>> Begin GIVEN INFORMATION
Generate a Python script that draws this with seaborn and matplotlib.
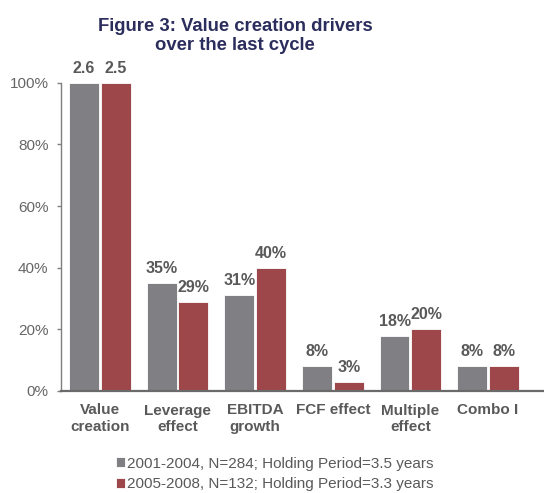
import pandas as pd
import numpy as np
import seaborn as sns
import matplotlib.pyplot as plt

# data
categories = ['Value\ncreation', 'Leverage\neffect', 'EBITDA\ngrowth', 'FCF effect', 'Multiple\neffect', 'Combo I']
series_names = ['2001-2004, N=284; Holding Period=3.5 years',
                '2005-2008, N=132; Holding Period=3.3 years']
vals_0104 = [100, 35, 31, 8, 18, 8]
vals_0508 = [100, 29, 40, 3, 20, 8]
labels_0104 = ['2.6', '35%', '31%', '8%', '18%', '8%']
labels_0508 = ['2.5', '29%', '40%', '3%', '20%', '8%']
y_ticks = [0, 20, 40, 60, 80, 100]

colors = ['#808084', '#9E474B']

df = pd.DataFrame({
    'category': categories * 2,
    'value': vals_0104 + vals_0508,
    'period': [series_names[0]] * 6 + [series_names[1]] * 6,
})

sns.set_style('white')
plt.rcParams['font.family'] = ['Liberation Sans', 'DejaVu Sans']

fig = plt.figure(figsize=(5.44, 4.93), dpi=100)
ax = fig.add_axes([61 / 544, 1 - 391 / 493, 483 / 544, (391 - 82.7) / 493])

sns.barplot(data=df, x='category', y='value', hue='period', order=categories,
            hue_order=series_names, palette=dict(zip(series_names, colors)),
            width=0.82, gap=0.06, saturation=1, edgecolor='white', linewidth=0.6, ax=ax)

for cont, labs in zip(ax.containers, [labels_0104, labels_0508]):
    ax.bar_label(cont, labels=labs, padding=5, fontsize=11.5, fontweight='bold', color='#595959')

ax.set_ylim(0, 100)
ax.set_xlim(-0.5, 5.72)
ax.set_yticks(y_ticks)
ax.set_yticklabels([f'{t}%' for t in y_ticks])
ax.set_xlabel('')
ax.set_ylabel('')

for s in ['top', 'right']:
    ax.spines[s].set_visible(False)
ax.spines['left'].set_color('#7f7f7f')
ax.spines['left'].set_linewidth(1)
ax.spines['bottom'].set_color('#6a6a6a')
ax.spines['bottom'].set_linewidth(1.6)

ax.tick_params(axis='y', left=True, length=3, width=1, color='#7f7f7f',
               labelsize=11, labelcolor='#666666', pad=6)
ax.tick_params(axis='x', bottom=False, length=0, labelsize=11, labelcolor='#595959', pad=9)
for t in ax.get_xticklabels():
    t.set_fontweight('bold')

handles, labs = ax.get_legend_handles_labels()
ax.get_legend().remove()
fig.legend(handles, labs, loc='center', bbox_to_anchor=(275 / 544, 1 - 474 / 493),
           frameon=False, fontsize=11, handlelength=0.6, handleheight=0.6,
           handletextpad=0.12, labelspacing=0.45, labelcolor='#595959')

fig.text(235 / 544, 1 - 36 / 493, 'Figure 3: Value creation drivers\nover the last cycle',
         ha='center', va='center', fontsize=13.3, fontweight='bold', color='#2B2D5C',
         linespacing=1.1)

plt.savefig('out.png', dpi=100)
>> End GIVEN INFORMATION
:: WHAT IS BEING ASKED ::
Scan the listing above. Gather each line that contains the word "matplotlib".

:: RESPONSE TO THIS TASK ::
Generate a Python script that draws this with seaborn and matplotlib.
import matplotlib.pyplot as plt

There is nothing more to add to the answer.